1. Field of the Invention
The present invention relates to a method for fabricating a parallel gate matrix circuit in a self-alignment type metal oxide semiconductor large scale integration circuit (hereinafter referred to as MOS LSI).
2. Description of the Prior Art
In the MOS LSI, in order to reduce a parastic capacitance in the circuit to improve a frequency characteristic thereof, a method for manufacturing transistors by a so-called self-alignment technique has been frequently used.
FIG. 1 of the accompanying drawings is a sectional view of an MOS field-effect transistor fabricated in a silicon substrate by a conventional self-alignment technique, and the MOS field-effect transistor comprises a gate section consisting of a gate oxide layer 2 formed on a silicon substrate 1 having a type of conductivity and a gate electrode layer 3 formed on the gate oxide layer 2, and a drain region 4 and a source region 5 each having a type of conductivity opposite to that of the silicon substrate.
In the figure, numeral 6 designates a silicon dioxide layer formed during the diffusion processing of the drain and source regions, which constitutes a field oxide layer as usually known. With the self-alignment technique, it has been customary to use a material, e.g., polycrystalline silicon or molybdenum for the gate electrode layers so that the gate section consisting of this gate electrode layer and the gate oxide layer formed thereunder serves as a mask during the diffusion of the drain and source regions.
In an MOS field-effect transistor fabricated in this manner, there is practically no drain and source regions formed in overlapping relation directly under the gate section and thus this type of MOS field-effect transistor has a reduced effective capacitance per unit area of gate and an improved frequency characteristic.
FIGS. 2a and 2b illustrate an enlarged portion of a large scale integration circuit fabricated by utilizing the self-alignment technique described above, with FIG. 2a showing a plan view of the enlarged portion and FIG. 2b showing a sectional view taken along the line A -- A of FIG. 2a.

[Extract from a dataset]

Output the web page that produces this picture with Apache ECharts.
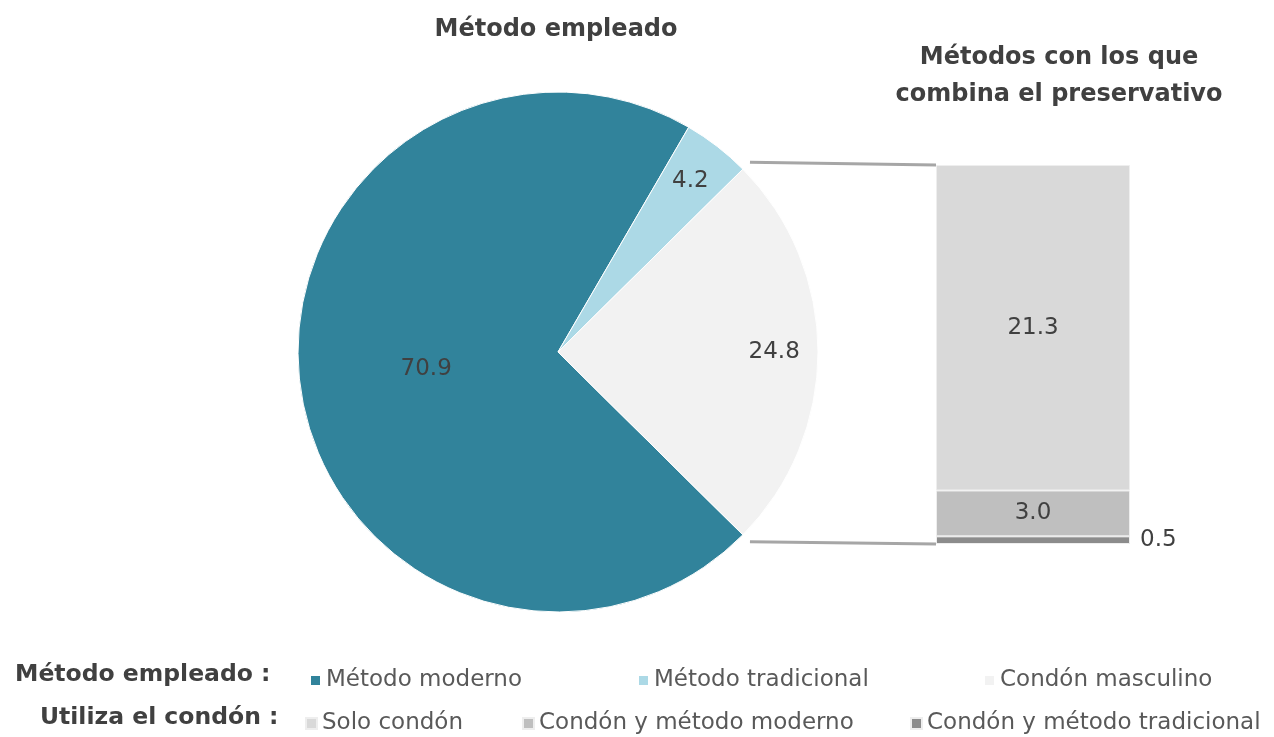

In FIG. 2a, numerals 7, 8, 9 and 10 designate gate electrode layers consisting of molybdenum, for example, and diffused regions (hatched portions) having a type of conductivity opposite to that of the silicon substrate are formed on both sides of the respective gate electrode layers. In the construction shown in FIG. 2a, the diffused regions are indicated by numerals 11 through 15. Thus, MOS field-effect transistor is provided by each gate electrode layer portion having the diffused regions formed on both sides thereof as shown at 16 in the figure.
FIG. 2b is a sectional view taken along the line A -- A of FIG. 2a to more clearly show the structure of the fabricated MOS field-effect transistor and, as will be seen from this figure, each of the diffused regions provides a drain region and a source region for different ones of the MOS field effect transistors. Numerals 17 through 20 designate the gate oxide layers.
The application of this self-alignment technique results in the fabrication in a silicon substrate of a plurality of MOS field-effect transistor groups each thereof having their gate electrodes connected in common.
Consequently, if it is desired to produce a matrix circuit by utilizing the MOS field-effect transistors fabricated in a silicon substrate in this way, the resultant matrix circuit must take the form of a series gate circuit.
In short, a drawback of the prior art self-alignment fabrication method is that it is impossible to manufacture parallel gate type matrix circuits.